PixelCNN++ constructs a model distribution $$p(x)$$ over images $$x\in\mathbb{R}^{n\times n}$$ as a product of conditional distributions over pixels

$$p(x)=p(x_1,...,x_{n^2})=\prod_{i=1}^{n^2} p(x_i| x_1,...,x_{i-1})$$

In particular, we choose to model $$p(x_i| x_1,...,x_{i-1})$$ as a logistic distribution $$L(\mu_i, s_i)$$ where $$\mu_i, s_i = neural\_net_\theta(x_1,...,x_{i-1})$$ for parameters $$\theta$$. The authors claim that $$p(x)$$ is a probability density distribution, i.e.

$$\int_{\mathbb{R}^{n\times n}} p(x) \; dx= \int_{\mathbb{R}^{n\times n}} \prod_{i=1}^{n^2} L( neural\_net_\theta(x_1,...,x_{i-1})) \; dx=1$$

Q1. How can we guarantee that this integral is 1 for any neural network?

Q2. Is it true for any continuous function?

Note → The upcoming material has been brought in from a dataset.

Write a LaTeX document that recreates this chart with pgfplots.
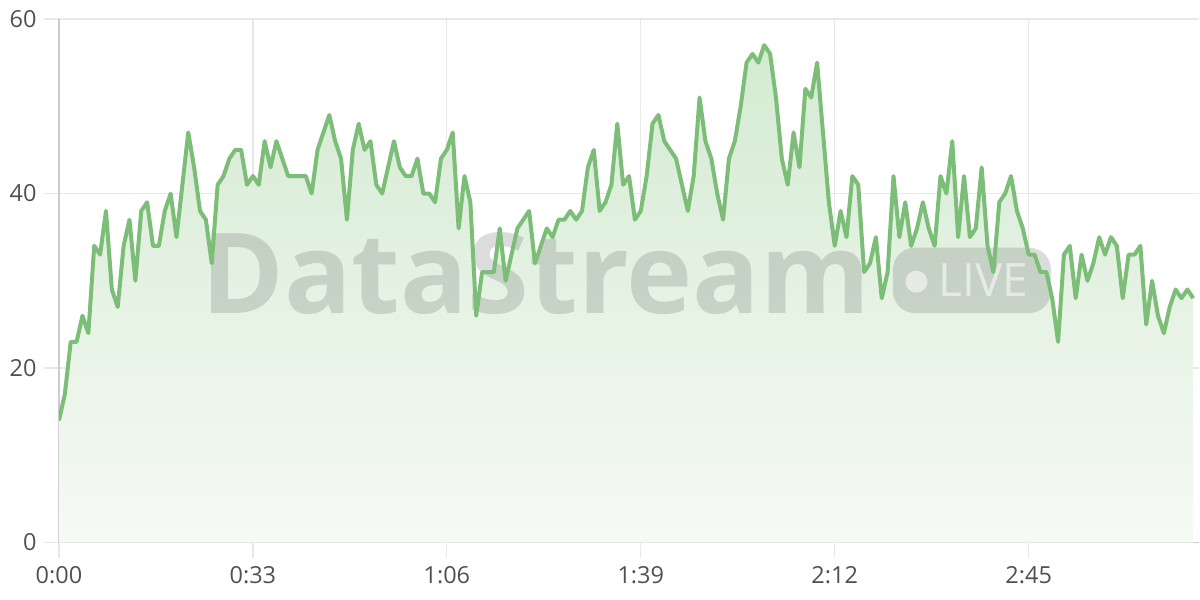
\documentclass[border=0pt]{standalone}
\usepackage{fontspec}
\setmainfont{Open Sans}
\usepackage{pgfplots}
\usepackage{pgfplotstable}
\pgfplotsset{compat=1.18}

\definecolor{linegreen}{RGB}{124,190,120}
\definecolor{filltop}{RGB}{212,234,210}
\definecolor{fillbot}{RGB}{246,250,245}
\definecolor{gridgray}{RGB}{232,232,232}
\definecolor{axisgray}{RGB}{204,204,204}
\definecolor{labelgray}{RGB}{80,80,80}
\definecolor{wmgray}{RGB}{115,120,115}

\pgfplotstableread{
t v
0 14
1 17
2 23
3 23
4 26
5 24
6 34
7 33
8 38
9 29
10 27
11 34
12 37
13 30
14 38
15 39
16 34
17 34
18 38
19 40
20 35
21 41
22 47
23 43
24 38
25 37
26 32
27 41
28 42
29 44
30 45
31 45
32 41
33 42
34 41
35 46
36 43
37 46
38 44
39 42
40 42
41 42
42 42
43 40
44 45
45 47
46 49
47 46
48 44
49 37
50 45
51 48
52 45
53 46
54 41
55 40
56 43
57 46
58 43
59 42
60 42
61 44
62 40
63 40
64 39
65 44
66 45
67 47
68 36
69 42
70 39
71 26
72 31
73 31
74 31
75 36
76 30
77 33
78 36
79 37
80 38
81 32
82 34
83 36
84 35
85 37
86 37
87 38
88 37
89 38
90 43
91 45
92 38
93 39
94 41
95 48
96 41
97 42
98 37
99 38
100 42
101 48
102 49
103 46
104 45
105 44
106 41
107 38
108 42
109 51
110 46
111 44
112 40
113 37
114 44
115 46
116 50
117 55
118 56
119 55
120 57
121 56
122 51
123 44
124 41
125 47
126 43
127 52
128 51
129 55
130 47
131 39
132 34
133 38
134 35
135 42
136 41
137 31
138 32
139 35
140 28
141 31
142 42
143 35
144 39
145 34
146 36
147 39
148 36
149 34
150 42
151 40
152 46
153 35
154 42
155 35
156 36
157 43
158 34
159 31
160 39
161 40
162 42
163 38
164 36
165 33
166 33
167 31
168 31
169 28
170 23
171 33
172 34
173 28
174 33
175 30
176 32
177 35
178 33
179 35
180 34
181 28
182 33
183 33
184 34
185 25
186 30
187 26
188 24
189 27
190 29
191 28
192 29
193 28
}\streamdata

\begin{document}
\begin{tikzpicture}
\begin{axis}[
  scale only axis,
  width=1141pt, height=524pt,
  xmin=0, xmax=194,
  ymin=0, ymax=60,
  axis lines=left,
  axis line style={-, draw=axisgray, line width=1.8pt},
  xtick={0,33,66,99,132,165},
  xticklabels={0:00,0:33,1:06,1:39,2:12,2:45},
  ytick={0,20,40,60},
  grid=major,
  grid style={draw=gridgray, line width=1.3pt},
  tick align=outside,
  major tick length=15pt,
  tick style={draw=gridgray, line width=1.3pt},
  tick label style={font=\fontsize{23.5}{28}\selectfont, text=labelgray},
  /pgf/number format/assume math mode=true,
  xticklabel style={yshift=-5pt},
  yticklabel style={xshift=-4pt},
  clip=true,
]
\addplot[draw=none, top color=filltop, bottom color=fillbot] table[x=t, y=v] {\streamdata} \closedcycle;

% watermark
\node[anchor=base west, inner sep=0pt, text=wmgray, opacity=0.26,
  font=\fontsize{112}{112}\selectfont\bfseries] at (axis cs:24.2,26.3) {DataStream};
\fill[wmgray, opacity=0.26, rounded corners=22pt] (axis cs:141.9,26.3) rectangle (axis cs:168.8,33.8);
\fill[white, opacity=0.55] (axis cs:145.9,29.9) circle (11pt);
\node[anchor=base west, inner sep=0pt, text=white, opacity=0.55,
  font=\fontsize{46}{46}\selectfont] at (axis cs:149.7,28.2) {LIVE};

\addplot[linegreen, line width=4pt, line join=round] table[x=t, y=v] {\streamdata};
\end{axis}
\path ([shift={(-59pt,-57pt)}]current axis.south west) rectangle ([shift={(0pt,19pt)}]current axis.north east);
\end{tikzpicture}
\end{document}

The answer to both questions follows basic probability definitions. Consider a discrete distribution over $$\mathbf{x}=(x_1,x_2)\in\{0,1\}^2$$. The equation then becomes
\begin{align} \sum_{ \mathbf{x} \in \{0,1\}^2 } p(\mathbf{x}) &= \sum_{ x_1 \in \{0,1\} }\sum_{x_2\in\{0,1\}} p(x_1)\cdot p(x_2|x_1) \\ &=\sum_{ x_1 \in \{0,1\} }p(x_1)\cdot \sum_{x_2\in\{0,1\}} p(x_2|x_1) \\ &=\sum_{ x_1 \in \{0,1\} }p(x_1) \cdot 1 \\ &=1 \end{align}